パンをテイスティングしてみよう

テイスティングをつづけます。見ることを終え、ここからは嗅いだり、味わったりしていきます。

(4)アロマ 嗅ぐ

アロマとフレーバーは同じく「香り」と訳されますが、意味にちがいがあります。アロマとは鼻で感じる香り。フレーバーとは口の中で感じる香り。香りの立ち方が異なるので、分けて考えます。パンを食べる前に、香りを嗅いでみましょう。クラム(白い中身)とクラスト(皮もしくは耳)を分けて嗅ぐのがコツです。両者はまったく異なり、クラムの香りは淡いので、クラストの陰に隠れがちなのです。

(写真はイメージ。写真提供:Photo AC)

(5)食感 噛む

いよいよ食べてみましょう。ここも(4)と同じ理由で、クラムとクラストを別々にちぎって食べてみるとわかりやすくなります。

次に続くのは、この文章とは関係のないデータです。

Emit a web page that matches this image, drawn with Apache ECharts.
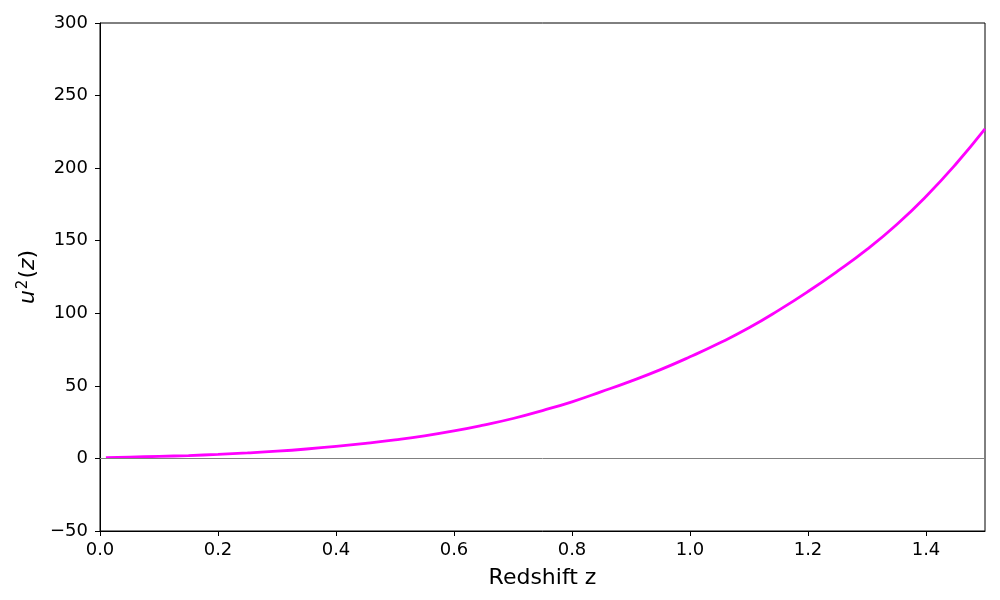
<!DOCTYPE html>
<html>
<head>
<meta charset="utf-8">
<script src="https://cdn.jsdelivr.net/npm/echarts@6/dist/echarts.min.js"></script>
<style>
  html, body { margin: 0; padding: 0; background: #fff; }
  #chart { width: 1000px; height: 600px; }
</style>
</head>
<body>
<div id="chart"></div>
<script>
// redshift samples and u^2(z)
const redshift = [0.01, 0.05, 0.1, 0.15, 0.2, 0.25, 0.3, 0.35, 0.4, 0.45, 0.5, 0.55, 0.6, 0.65, 0.7, 0.75,
  0.8, 0.85, 0.9, 0.95, 1.0, 1.05, 1.1, 1.15, 1.2, 1.25, 1.3, 1.35, 1.4, 1.45, 1.5]
const u2 = [0.5, 0.9, 1.4, 2.0, 2.8, 3.8, 5.0, 6.5, 8.3, 10.4, 12.8, 15.6, 19.0, 23.0, 27.5, 33.0,
  39.0, 46.0, 53.3, 61.2, 70.0, 79.5, 90.0, 102.0, 115.0, 129.0, 144.0, 161.0, 180.5, 202.5, 227.0]
const xTicks = [0, 0.2, 0.4, 0.6, 0.8, 1.0, 1.2, 1.4]

const chart = echarts.init(document.getElementById('chart'))
const font = 'DejaVu Sans'

chart.setOption({
  animation: false,
  textStyle: { fontFamily: font },
  grid: {
    left: 100, right: 15, top: 23, bottom: 69,
    show: true, borderColor: '#000', borderWidth: 1
  },
  xAxis: {
    type: 'value',
    min: 0, max: 1.5,
    name: 'Redshift z',
    nameLocation: 'middle',
    nameGap: 36,
    nameTextStyle: { fontSize: 22, color: '#000', fontFamily: font },
    axisLine: { show: true, onZero: false, lineStyle: { color: '#000', width: 1 } },
    axisTick: { show: true, length: 5, customValues: xTicks, lineStyle: { color: '#000' } },
    axisLabel: {
      customValues: xTicks,
      fontSize: 18, color: '#000', margin: 10,
      formatter: v => v.toFixed(1)
    },
    splitLine: { show: false }
  },
  yAxis: {
    type: 'value',
    min: -50, max: 300, interval: 50,
    name: '{i|u}{s|2}{n|(}{i|z}{n|)}',
    nameLocation: 'middle',
    nameGap: 58,
    nameRotate: 90,
    nameTextStyle: {
      color: '#000',
      rich: {
        i: { fontSize: 22, fontStyle: 'italic', fontFamily: font, color: '#000' },
        n: { fontSize: 22, fontFamily: font, color: '#000' },
        s: { fontSize: 15, fontFamily: font, color: '#000', verticalAlign: 'top', padding: [0, 1, 10, 1] }
      }
    },
    axisLine: { show: true, lineStyle: { color: '#000', width: 1 } },
    axisTick: { show: true, length: 5, lineStyle: { color: '#000' } },
    axisLabel: {
      fontSize: 18, color: '#000', margin: 12,
      formatter: v => String(v).replace('-', '\u2212')
    },
    splitLine: { show: false }
  },
  series: [{
    type: 'line',
    data: redshift.map((z, i) => [z, u2[i]]),
    smooth: true,
    showSymbol: false,
    lineStyle: { color: '#ff00ff', width: 2.8 },
    markLine: {
      silent: true,
      symbol: 'none',
      label: { show: false },
      lineStyle: { color: '#808080', width: 1, type: 'solid' },
      data: [{ yAxis: 0 }]
    }
  }]
})
</script>
</body>
</html>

口の中に入ってくる瞬間から感じることははじまっています。唇に触れる触感、歯に当たる触感、舌に触れる感触。同じ噛む行為でも、前歯と奥歯で役割や感触は異なります。

前歯は噛み切るためのもの。前歯でわかるのはパンの歯切れです。すぐちぎれれば「歯切れがよい」、なかなかちぎれないものは「引きが強い」と表現します。引きの強さとは、すなわちグルテンのつながりの強固さです。ぱりぱりなのか、ばりばりなのか、ざくざくなのか、がりがりなのか。食感は、グルテンのつながり方や、クラストの厚さで変わってきます。

奥歯はすりつぶすために使うもの。平べったいので生地を切ることはできません。奥歯で噛むときは弾力がわかります。ふわふわ、もちもち、ぷるぷる、ふにゃ。ふわふわともちもちを同時に感じる「ふわもち」もあります。

(6)口溶け 味わう

噛むにつれ、唾液と混ざり合って生地は溶けていきます。唾液の中にある酵素のおかげで分解され、糖分に変わってくるのでだんだん甘くなってきます。唾液に溶け出した味や香りの成分が舌に触れることで、五味(甘味、塩味、酸味、苦味、旨味)、さらには辛味や渋味を感じます。

溶け方も重要な要素。速く溶けるのか、ゆっくり溶けるのか。しゅわっと溶けるのか、とろとろ溶けるのか、ふにゃっと溶けるのか。生地感によって個性が分かれます。